TASK INSTRUCTIONS
Your job is to retype all of the data word for word, leaving every image out.

────────────────────

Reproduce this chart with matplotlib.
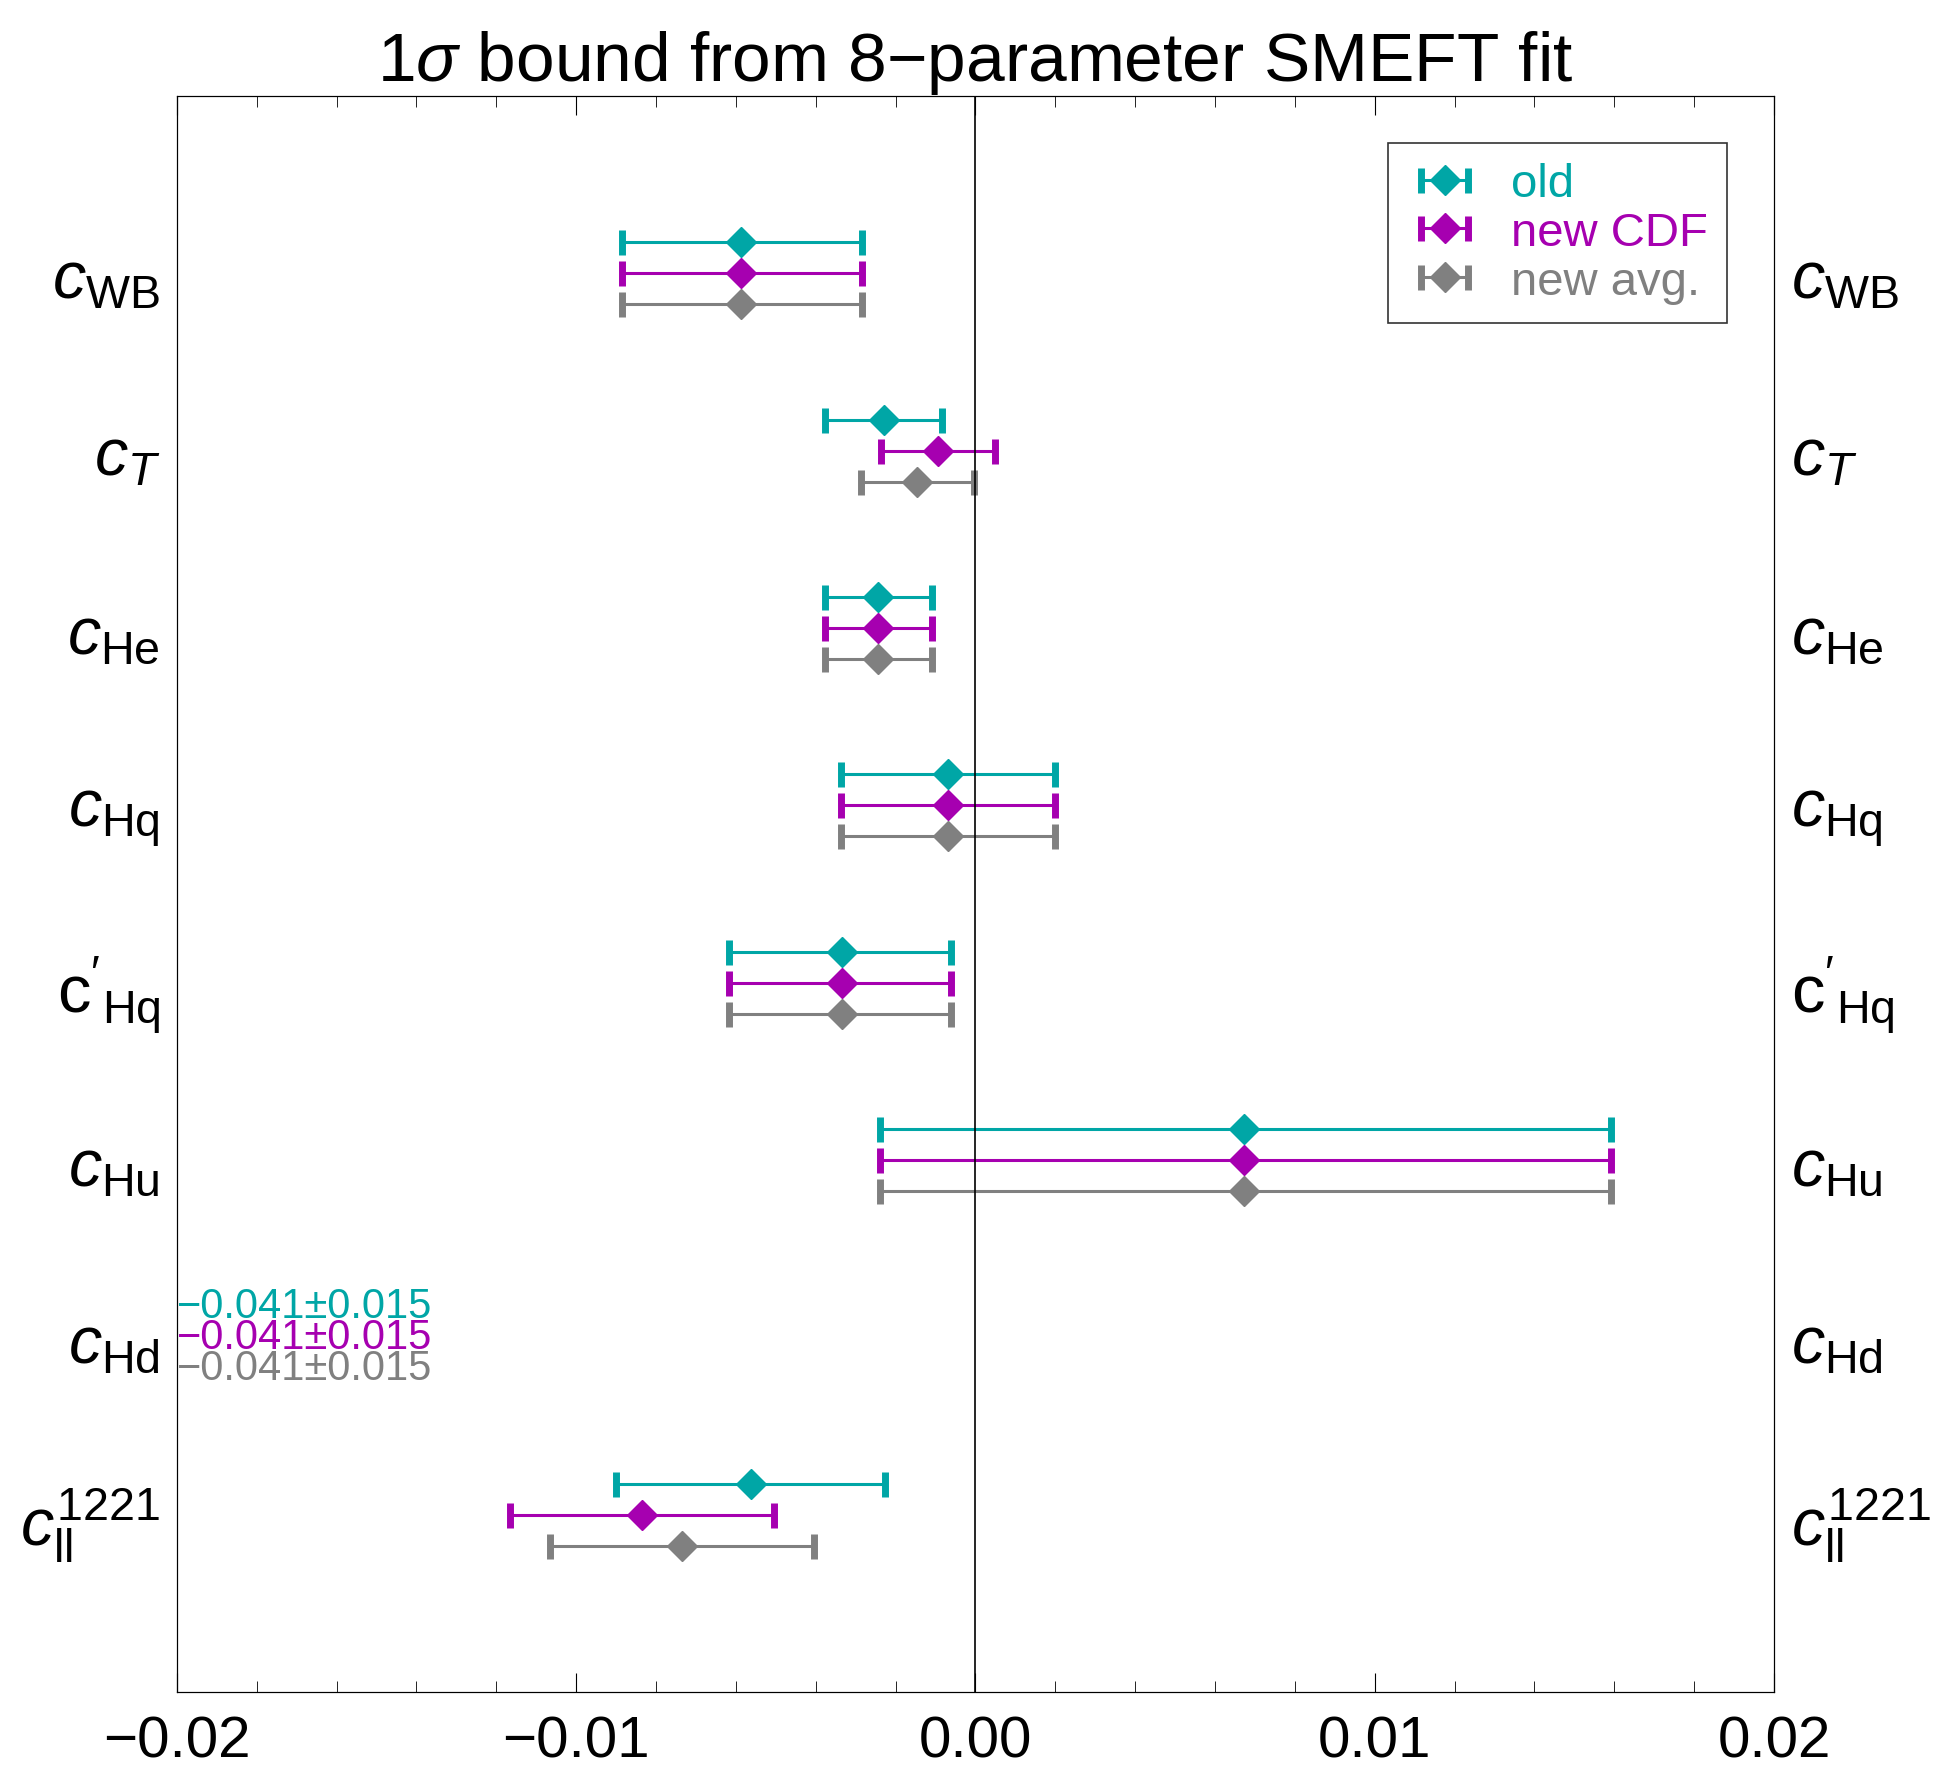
import matplotlib
matplotlib.use("Agg")
import matplotlib.pyplot as plt
from matplotlib.ticker import MultipleLocator
import numpy as np

plt.rcParams["font.family"] = ["Liberation Sans", "DejaVu Sans"]
plt.rcParams["mathtext.fontset"] = "custom"
plt.rcParams["mathtext.rm"] = "Liberation Sans"
plt.rcParams["mathtext.it"] = "Liberation Sans:italic"

labels = [r"$c_{\mathrm{WB}}$", r"$c_{T}$", r"$c_{\mathrm{He}}$", r"$c_{\mathrm{Hq}}$",
          r"$\mathrm{c'}_{\mathrm{Hq}}$", r"$c_{\mathrm{Hu}}$", r"$c_{\mathrm{Hd}}$", r"$c_{\mathrm{ll}}^{1221}$"]
series = ["old", "new CDF", "new avg."]
colors = ["#00a6a6", "#a600b0", "#808080"]

# central values, lower and upper ends (NaN = off-plot, cHd)
old_c = [-0.00586, -0.00230, -0.00243, -0.00069, -0.00333, 0.00673, np.nan, -0.00561]
old_lo = [-0.00885, -0.00377, -0.00377, -0.00336, -0.00617, -0.00240, np.nan, -0.00900]
old_hi = [-0.00284, -0.00084, -0.00109, 0.00200, -0.00062, 0.01592, np.nan, -0.00227]
cdf_c = [-0.00586, -0.00093, -0.00243, -0.00069, -0.00333, 0.00673, np.nan, -0.00835]
cdf_lo = [-0.00885, -0.00237, -0.00377, -0.00336, -0.00617, -0.00240, np.nan, -0.01165]
cdf_hi = [-0.00284, 0.00050, -0.00109, 0.00200, -0.00062, 0.01592, np.nan, -0.00505]
avg_c = [-0.00586, -0.00146, -0.00243, -0.00069, -0.00333, 0.00673, np.nan, -0.00735]
avg_lo = [-0.00885, -0.00287, -0.00377, -0.00336, -0.00617, -0.00240, np.nan, -0.01065]
avg_hi = [-0.00284, -0.00003, -0.00109, 0.00200, -0.00062, 0.01592, np.nan, -0.00405]
hd_text = ["\u22120.041\u00b10.015"] * 3
xticks = [-0.02, -0.01, 0.0, 0.01, 0.02]
xticklabels = ["\u22120.02", "\u22120.01", "0.00", "0.01", "0.02"]

data = [(old_c, old_lo, old_hi), (cdf_c, cdf_lo, cdf_hi), (avg_c, avg_lo, avg_hi)]
offsets = [-0.175, 0.0, 0.175]

fig = plt.figure(figsize=(19.43, 17.81), dpi=100)
ax = fig.add_axes([0.091, 0.0494, 0.822, 0.8961])
rows = np.arange(len(labels))

for (c, lo, hi), col, off, name in zip(data, colors, offsets, series):
    c = np.array(c); lo = np.array(lo); hi = np.array(hi)
    ax.errorbar(c, rows + off, xerr=[c - lo, hi - c], fmt="D", color=col, ms=15,
                capsize=9, capthick=5, elinewidth=2.2, label=name)

for t, col, off in zip(hd_text, colors, offsets):
    ax.text(-0.02, 6 + off, t, color=col, fontsize=30, va="center", ha="left")

ax.axvline(0, color="black", lw=1.2)
ax.set_xlim(-0.02, 0.02)
ax.set_ylim(8, -1)
ax.set_yticks(rows)
ax.set_yticklabels(labels, fontsize=48)
ax.tick_params(axis="y", length=0, pad=12)
ax.set_xticks(xticks)
ax.set_xticklabels(xticklabels)
ax.xaxis.set_minor_locator(MultipleLocator(0.002))
ax.tick_params(axis="x", which="major", labelsize=42, direction="in", length=14, top=True, pad=16)
ax.tick_params(axis="x", which="minor", direction="in", length=8, top=True)

axr = ax.twinx()
axr.set_ylim(8, -1)
axr.set_yticks(rows)
axr.set_yticklabels(labels, fontsize=48)
axr.tick_params(axis="y", length=0, pad=12)

ax.set_title(r"1$\sigma$ bound from 8$-$parameter SMEFT fit", fontsize=50, pad=10)

leg = ax.legend(loc="upper right", fontsize=34, frameon=True, fancybox=False,
                edgecolor="black", handlelength=1.6, handletextpad=0.6,
                borderaxespad=1.0, labelspacing=0.1)
leg.get_frame().set_linewidth(1.2)
for txt, col in zip(leg.get_texts(), colors):
    txt.set_color(col)

fig.savefig("out.png", dpi=100)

────────────────────

OUTPUT
Reproduce this chart with matplotlib.
import matplotlib
matplotlib.use("Agg")
import matplotlib.pyplot as plt
from matplotlib.ticker import MultipleLocator
import numpy as np

plt.rcParams["font.family"] = ["Liberation Sans", "DejaVu Sans"]
plt.rcParams["mathtext.fontset"] = "custom"
plt.rcParams["mathtext.rm"] = "Liberation Sans"
plt.rcParams["mathtext.it"] = "Liberation Sans:italic"

labels = [r"$c_{\mathrm{WB}}$", r"$c_{T}$", r"$c_{\mathrm{He}}$", r"$c_{\mathrm{Hq}}$",
          r"$\mathrm{c'}_{\mathrm{Hq}}$", r"$c_{\mathrm{Hu}}$", r"$c_{\mathrm{Hd}}$", r"$c_{\mathrm{ll}}^{1221}$"]
series = ["old", "new CDF", "new avg."]
colors = ["#00a6a6", "#a600b0", "#808080"]

# central values, lower and upper ends (NaN = off-plot, cHd)
old_c = [-0.00586, -0.00230, -0.00243, -0.00069, -0.00333, 0.00673, np.nan, -0.00561]
old_lo = [-0.00885, -0.00377, -0.00377, -0.00336, -0.00617, -0.00240, np.nan, -0.00900]
old_hi = [-0.00284, -0.00084, -0.00109, 0.00200, -0.00062, 0.01592, np.nan, -0.00227]
cdf_c = [-0.00586, -0.00093, -0.00243, -0.00069, -0.00333, 0.00673, np.nan, -0.00835]
cdf_lo = [-0.00885, -0.00237, -0.00377, -0.00336, -0.00617, -0.00240, np.nan, -0.01165]
cdf_hi = [-0.00284, 0.00050, -0.00109, 0.00200, -0.00062, 0.01592, np.nan, -0.00505]
avg_c = [-0.00586, -0.00146, -0.00243, -0.00069, -0.00333, 0.00673, np.nan, -0.00735]
avg_lo = [-0.00885, -0.00287, -0.00377, -0.00336, -0.00617, -0.00240, np.nan, -0.01065]
avg_hi = [-0.00284, -0.00003, -0.00109, 0.00200, -0.00062, 0.01592, np.nan, -0.00405]
hd_text = ["\u22120.041\u00b10.015"] * 3
xticks = [-0.02, -0.01, 0.0, 0.01, 0.02]
xticklabels = ["\u22120.02", "\u22120.01", "0.00", "0.01", "0.02"]

data = [(old_c, old_lo, old_hi), (cdf_c, cdf_lo, cdf_hi), (avg_c, avg_lo, avg_hi)]
offsets = [-0.175, 0.0, 0.175]

fig = plt.figure(figsize=(19.43, 17.81), dpi=100)
ax = fig.add_axes([0.091, 0.0494, 0.822, 0.8961])
rows = np.arange(len(labels))

for (c, lo, hi), col, off, name in zip(data, colors, offsets, series):
    c = np.array(c); lo = np.array(lo); hi = np.array(hi)
    ax.errorbar(c, rows + off, xerr=[c - lo, hi - c], fmt="D", color=col, ms=15,
                capsize=9, capthick=5, elinewidth=2.2, label=name)

for t, col, off in zip(hd_text, colors, offsets):
    ax.text(-0.02, 6 + off, t, color=col, fontsize=30, va="center", ha="left")

ax.axvline(0, color="black", lw=1.2)
ax.set_xlim(-0.02, 0.02)
ax.set_ylim(8, -1)
ax.set_yticks(rows)
ax.set_yticklabels(labels, fontsize=48)
ax.tick_params(axis="y", length=0, pad=12)
ax.set_xticks(xticks)
ax.set_xticklabels(xticklabels)
ax.xaxis.set_minor_locator(MultipleLocator(0.002))
ax.tick_params(axis="x", which="major", labelsize=42, direction="in", length=14, top=True, pad=16)
ax.tick_params(axis="x", which="minor", direction="in", length=8, top=True)

axr = ax.twinx()
axr.set_ylim(8, -1)
axr.set_yticks(rows)
axr.set_yticklabels(labels, fontsize=48)
axr.tick_params(axis="y", length=0, pad=12)

ax.set_title(r"1$\sigma$ bound from 8$-$parameter SMEFT fit", fontsize=50, pad=10)

leg = ax.legend(loc="upper right", fontsize=34, frameon=True, fancybox=False,
                edgecolor="black", handlelength=1.6, handletextpad=0.6,
                borderaxespad=1.0, labelspacing=0.1)
leg.get_frame().set_linewidth(1.2)
for txt, col in zip(leg.get_texts(), colors):
    txt.set_color(col)

fig.savefig("out.png", dpi=100)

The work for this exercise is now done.